HP-UX Floating-Point Guide

Chapter 3 83
Factors that Affect the Results of Floating-Point Computations
Floating-Point Coding Practices that Affect Application Results
Floating-Point Coding Practices that
Affect Application Results
The most common types of floating-point “bugs” reported to
Hewlett-Packard are not bugs at all, but rather a class of programming
mistakes. These types of mistakes usually stem from one of the following
invalid assumptions:
It is invalid to assume that an arithmetic expression in a computer
language produces an exactly representable result and that all of the
digits in a floating-point value are always meaningful. The fact that
an application prints out 25 decimal digits of a result does not mean
that the value printed actually has 25 significant digits. Many of the
rightmost digits printed may be meaningless. Values may lose
precision in the course of computation, and you must be alert for the
kinds of operations that can cause precision loss.
The significance limitations of the system are immutable.
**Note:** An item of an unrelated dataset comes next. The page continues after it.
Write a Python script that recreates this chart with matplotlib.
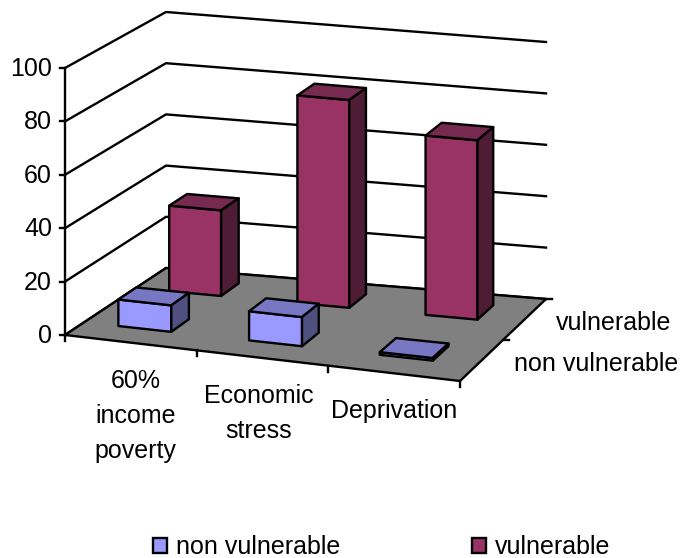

Entering a
datum of 3.14159265358979323846 for pi is no better than entering
3.1415926535897932 (in double-precision). In fact, the former may be
worse, because it might beguile a programmer into thinking that the
system accepted all 21 digits, when in reality it accepted only 17 (9 in
single-precision).
It is invalid to assume that an arithmetic expression in a computer
language will abide by all algebraic rules, including the associative
and distributive laws. You cannot make this assumption unless you
have made a thorough analysis of the code to determine that
rounding errors and other sources of inaccuracy will not invalidate
the rules.
Sometimes the source of an erroneous result is related to a particular
optimization generated by the compiler. This kind of problem can be
particularly hard to solve, because it may disappear when you compile
the program with a debugging option in order to debug it. See “Compiler
Behavior and Compiler Version” on page 78 for a discussion of the effects
of compiler optimization on floating-point results.